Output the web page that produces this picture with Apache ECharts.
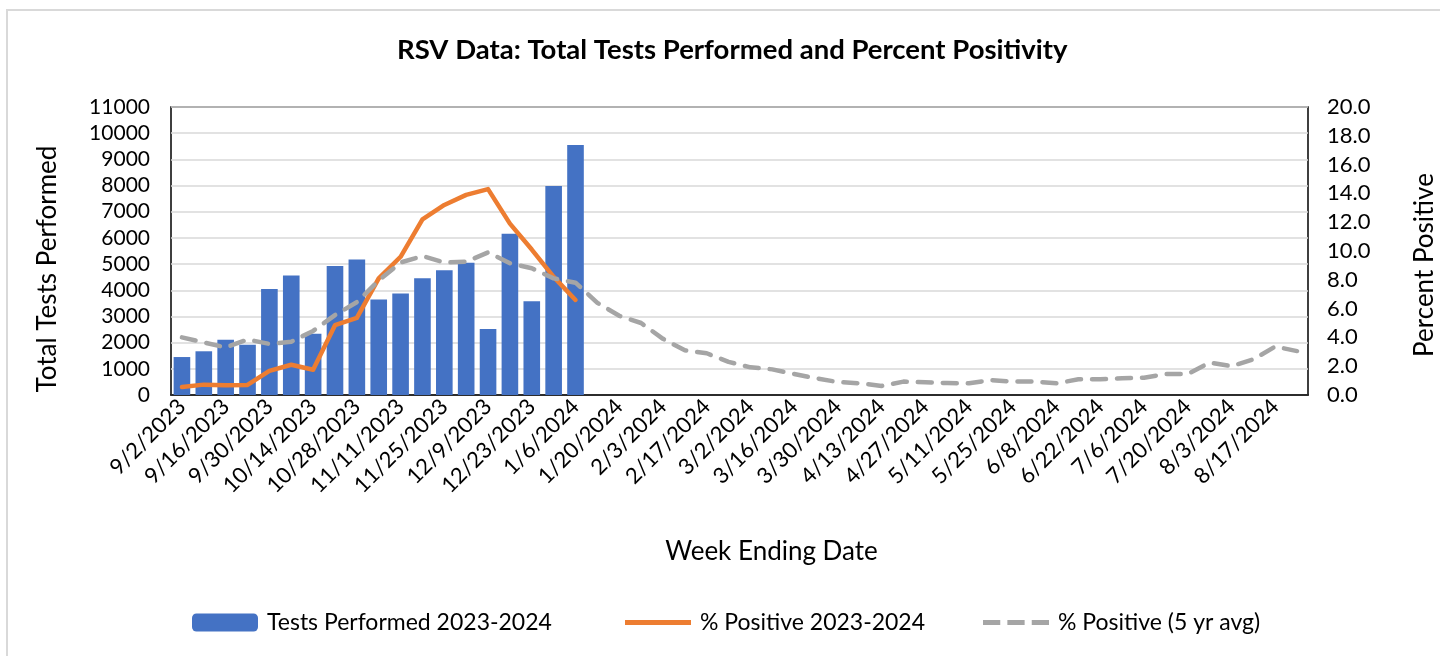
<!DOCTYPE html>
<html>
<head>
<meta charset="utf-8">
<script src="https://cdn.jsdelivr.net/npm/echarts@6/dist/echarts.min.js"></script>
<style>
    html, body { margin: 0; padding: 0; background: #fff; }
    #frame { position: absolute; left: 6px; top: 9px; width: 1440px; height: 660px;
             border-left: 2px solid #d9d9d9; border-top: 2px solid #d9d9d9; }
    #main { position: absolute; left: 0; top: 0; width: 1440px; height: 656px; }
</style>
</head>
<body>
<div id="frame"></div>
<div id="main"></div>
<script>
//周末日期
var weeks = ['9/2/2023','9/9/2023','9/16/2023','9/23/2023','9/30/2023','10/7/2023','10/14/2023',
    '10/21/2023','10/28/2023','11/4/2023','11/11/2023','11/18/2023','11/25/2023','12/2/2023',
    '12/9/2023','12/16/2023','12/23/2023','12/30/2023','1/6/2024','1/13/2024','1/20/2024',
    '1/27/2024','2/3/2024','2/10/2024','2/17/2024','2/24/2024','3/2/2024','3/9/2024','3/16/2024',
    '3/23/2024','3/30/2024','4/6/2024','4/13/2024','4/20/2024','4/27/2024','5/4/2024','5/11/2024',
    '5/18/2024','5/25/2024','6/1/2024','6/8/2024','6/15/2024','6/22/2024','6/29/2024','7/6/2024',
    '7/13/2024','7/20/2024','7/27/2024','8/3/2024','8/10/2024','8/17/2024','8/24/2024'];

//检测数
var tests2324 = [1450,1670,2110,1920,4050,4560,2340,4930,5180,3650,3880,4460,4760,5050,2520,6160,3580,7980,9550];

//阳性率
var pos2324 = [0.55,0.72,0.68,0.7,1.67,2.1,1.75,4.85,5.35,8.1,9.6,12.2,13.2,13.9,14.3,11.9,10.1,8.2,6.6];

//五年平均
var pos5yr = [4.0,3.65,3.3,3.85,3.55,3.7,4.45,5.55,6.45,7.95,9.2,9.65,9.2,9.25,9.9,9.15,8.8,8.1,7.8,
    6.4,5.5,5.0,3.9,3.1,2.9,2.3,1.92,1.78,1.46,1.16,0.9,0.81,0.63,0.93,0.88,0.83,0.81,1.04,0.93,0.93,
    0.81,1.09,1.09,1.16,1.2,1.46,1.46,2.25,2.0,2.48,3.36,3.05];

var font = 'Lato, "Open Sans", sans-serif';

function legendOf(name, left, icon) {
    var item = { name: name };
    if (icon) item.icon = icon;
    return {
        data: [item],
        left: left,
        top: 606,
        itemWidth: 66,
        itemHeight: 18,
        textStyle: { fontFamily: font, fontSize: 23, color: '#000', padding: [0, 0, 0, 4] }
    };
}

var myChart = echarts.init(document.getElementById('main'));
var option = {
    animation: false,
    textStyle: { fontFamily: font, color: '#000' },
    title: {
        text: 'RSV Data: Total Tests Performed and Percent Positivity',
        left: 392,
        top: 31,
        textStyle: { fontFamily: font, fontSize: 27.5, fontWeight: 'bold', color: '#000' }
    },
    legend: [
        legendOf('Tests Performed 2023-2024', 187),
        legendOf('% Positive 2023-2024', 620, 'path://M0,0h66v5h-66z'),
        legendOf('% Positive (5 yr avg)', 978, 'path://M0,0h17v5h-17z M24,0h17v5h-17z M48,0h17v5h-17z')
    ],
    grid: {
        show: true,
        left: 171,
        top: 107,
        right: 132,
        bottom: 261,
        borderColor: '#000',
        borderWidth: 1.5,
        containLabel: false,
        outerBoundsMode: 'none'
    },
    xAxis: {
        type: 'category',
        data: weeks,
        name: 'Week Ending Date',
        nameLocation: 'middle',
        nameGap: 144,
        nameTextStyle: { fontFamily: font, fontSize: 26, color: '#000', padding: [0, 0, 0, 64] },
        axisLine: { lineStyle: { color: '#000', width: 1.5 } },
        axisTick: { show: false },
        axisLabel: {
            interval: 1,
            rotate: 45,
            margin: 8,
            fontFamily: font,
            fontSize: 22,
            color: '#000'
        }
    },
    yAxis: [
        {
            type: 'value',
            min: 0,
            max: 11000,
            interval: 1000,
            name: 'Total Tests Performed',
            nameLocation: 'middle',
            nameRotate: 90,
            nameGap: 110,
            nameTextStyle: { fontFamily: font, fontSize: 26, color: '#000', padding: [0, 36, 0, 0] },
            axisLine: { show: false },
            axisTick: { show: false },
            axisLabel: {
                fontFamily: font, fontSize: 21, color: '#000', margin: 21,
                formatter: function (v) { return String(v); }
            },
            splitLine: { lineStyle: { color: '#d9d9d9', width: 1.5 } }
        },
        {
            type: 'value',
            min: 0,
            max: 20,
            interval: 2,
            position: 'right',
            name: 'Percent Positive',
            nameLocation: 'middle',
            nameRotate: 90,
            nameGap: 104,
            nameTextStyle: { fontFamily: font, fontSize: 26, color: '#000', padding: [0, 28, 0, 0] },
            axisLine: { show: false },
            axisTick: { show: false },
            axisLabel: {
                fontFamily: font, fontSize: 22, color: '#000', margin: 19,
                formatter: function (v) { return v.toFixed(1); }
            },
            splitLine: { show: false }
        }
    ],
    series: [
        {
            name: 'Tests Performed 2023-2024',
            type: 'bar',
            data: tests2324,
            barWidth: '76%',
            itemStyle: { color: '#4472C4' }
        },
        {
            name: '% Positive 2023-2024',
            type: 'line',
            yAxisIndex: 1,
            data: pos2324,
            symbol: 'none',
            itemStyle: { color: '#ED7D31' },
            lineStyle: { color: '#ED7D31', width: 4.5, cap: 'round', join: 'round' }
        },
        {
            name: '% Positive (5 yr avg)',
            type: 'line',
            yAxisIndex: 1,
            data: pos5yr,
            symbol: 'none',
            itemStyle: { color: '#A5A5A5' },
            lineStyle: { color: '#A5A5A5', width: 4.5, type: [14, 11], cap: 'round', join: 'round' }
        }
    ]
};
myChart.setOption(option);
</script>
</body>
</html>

____

▶ TASK OBJECTIVE: Give the material again exactly as it is, but keep the pictures out.

▶ SOLUTION TO THE PROBLEM:
Output the web page that produces this picture with Apache ECharts.
<!DOCTYPE html>
<html>
<head>
<meta charset="utf-8">
<script src="https://cdn.jsdelivr.net/npm/echarts@6/dist/echarts.min.js"></script>
<style>
    html, body { margin: 0; padding: 0; background: #fff; }
    #frame { position: absolute; left: 6px; top: 9px; width: 1440px; height: 660px;
             border-left: 2px solid #d9d9d9; border-top: 2px solid #d9d9d9; }
    #main { position: absolute; left: 0; top: 0; width: 1440px; height: 656px; }
</style>
</head>
<body>
<div id="frame"></div>
<div id="main"></div>
<script>
//周末日期
var weeks = ['9/2/2023','9/9/2023','9/16/2023','9/23/2023','9/30/2023','10/7/2023','10/14/2023',
    '10/21/2023','10/28/2023','11/4/2023','11/11/2023','11/18/2023','11/25/2023','12/2/2023',
    '12/9/2023','12/16/2023','12/23/2023','12/30/2023','1/6/2024','1/13/2024','1/20/2024',
    '1/27/2024','2/3/2024','2/10/2024','2/17/2024','2/24/2024','3/2/2024','3/9/2024','3/16/2024',
    '3/23/2024','3/30/2024','4/6/2024','4/13/2024','4/20/2024','4/27/2024','5/4/2024','5/11/2024',
    '5/18/2024','5/25/2024','6/1/2024','6/8/2024','6/15/2024','6/22/2024','6/29/2024','7/6/2024',
    '7/13/2024','7/20/2024','7/27/2024','8/3/2024','8/10/2024','8/17/2024','8/24/2024'];

//检测数
var tests2324 = [1450,1670,2110,1920,4050,4560,2340,4930,5180,3650,3880,4460,4760,5050,2520,6160,3580,7980,9550];

//阳性率
var pos2324 = [0.55,0.72,0.68,0.7,1.67,2.1,1.75,4.85,5.35,8.1,9.6,12.2,13.2,13.9,14.3,11.9,10.1,8.2,6.6];

//五年平均
var pos5yr = [4.0,3.65,3.3,3.85,3.55,3.7,4.45,5.55,6.45,7.95,9.2,9.65,9.2,9.25,9.9,9.15,8.8,8.1,7.8,
    6.4,5.5,5.0,3.9,3.1,2.9,2.3,1.92,1.78,1.46,1.16,0.9,0.81,0.63,0.93,0.88,0.83,0.81,1.04,0.93,0.93,
    0.81,1.09,1.09,1.16,1.2,1.46,1.46,2.25,2.0,2.48,3.36,3.05];

var font = 'Lato, "Open Sans", sans-serif';

function legendOf(name, left, icon) {
    var item = { name: name };
    if (icon) item.icon = icon;
    return {
        data: [item],
        left: left,
        top: 606,
        itemWidth: 66,
        itemHeight: 18,
        textStyle: { fontFamily: font, fontSize: 23, color: '#000', padding: [0, 0, 0, 4] }
    };
}

var myChart = echarts.init(document.getElementById('main'));
var option = {
    animation: false,
    textStyle: { fontFamily: font, color: '#000' },
    title: {
        text: 'RSV Data: Total Tests Performed and Percent Positivity',
        left: 392,
        top: 31,
        textStyle: { fontFamily: font, fontSize: 27.5, fontWeight: 'bold', color: '#000' }
    },
    legend: [
        legendOf('Tests Performed 2023-2024', 187),
        legendOf('% Positive 2023-2024', 620, 'path://M0,0h66v5h-66z'),
        legendOf('% Positive (5 yr avg)', 978, 'path://M0,0h17v5h-17z M24,0h17v5h-17z M48,0h17v5h-17z')
    ],
    grid: {
        show: true,
        left: 171,
        top: 107,
        right: 132,
        bottom: 261,
        borderColor: '#000',
        borderWidth: 1.5,
        containLabel: false,
        outerBoundsMode: 'none'
    },
    xAxis: {
        type: 'category',
        data: weeks,
        name: 'Week Ending Date',
        nameLocation: 'middle',
        nameGap: 144,
        nameTextStyle: { fontFamily: font, fontSize: 26, color: '#000', padding: [0, 0, 0, 64] },
        axisLine: { lineStyle: { color: '#000', width: 1.5 } },
        axisTick: { show: false },
        axisLabel: {
            interval: 1,
            rotate: 45,
            margin: 8,
            fontFamily: font,
            fontSize: 22,
            color: '#000'
        }
    },
    yAxis: [
        {
            type: 'value',
            min: 0,
            max: 11000,
            interval: 1000,
            name: 'Total Tests Performed',
            nameLocation: 'middle',
            nameRotate: 90,
            nameGap: 110,
            nameTextStyle: { fontFamily: font, fontSize: 26, color: '#000', padding: [0, 36, 0, 0] },
            axisLine: { show: false },
            axisTick: { show: false },
            axisLabel: {
                fontFamily: font, fontSize: 21, color: '#000', margin: 21,
                formatter: function (v) { return String(v); }
            },
            splitLine: { lineStyle: { color: '#d9d9d9', width: 1.5 } }
        },
        {
            type: 'value',
            min: 0,
            max: 20,
            interval: 2,
            position: 'right',
            name: 'Percent Positive',
            nameLocation: 'middle',
            nameRotate: 90,
            nameGap: 104,
            nameTextStyle: { fontFamily: font, fontSize: 26, color: '#000', padding: [0, 28, 0, 0] },
            axisLine: { show: false },
            axisTick: { show: false },
            axisLabel: {
                fontFamily: font, fontSize: 22, color: '#000', margin: 19,
                formatter: function (v) { return v.toFixed(1); }
            },
            splitLine: { show: false }
        }
    ],
    series: [
        {
            name: 'Tests Performed 2023-2024',
            type: 'bar',
            data: tests2324,
            barWidth: '76%',
            itemStyle: { color: '#4472C4' }
        },
        {
            name: '% Positive 2023-2024',
            type: 'line',
            yAxisIndex: 1,
            data: pos2324,
            symbol: 'none',
            itemStyle: { color: '#ED7D31' },
            lineStyle: { color: '#ED7D31', width: 4.5, cap: 'round', join: 'round' }
        },
        {
            name: '% Positive (5 yr avg)',
            type: 'line',
            yAxisIndex: 1,
            data: pos5yr,
            symbol: 'none',
            itemStyle: { color: '#A5A5A5' },
            lineStyle: { color: '#A5A5A5', width: 4.5, type: [14, 11], cap: 'round', join: 'round' }
        }
    ]
};
myChart.setOption(option);
</script>
</body>
</html>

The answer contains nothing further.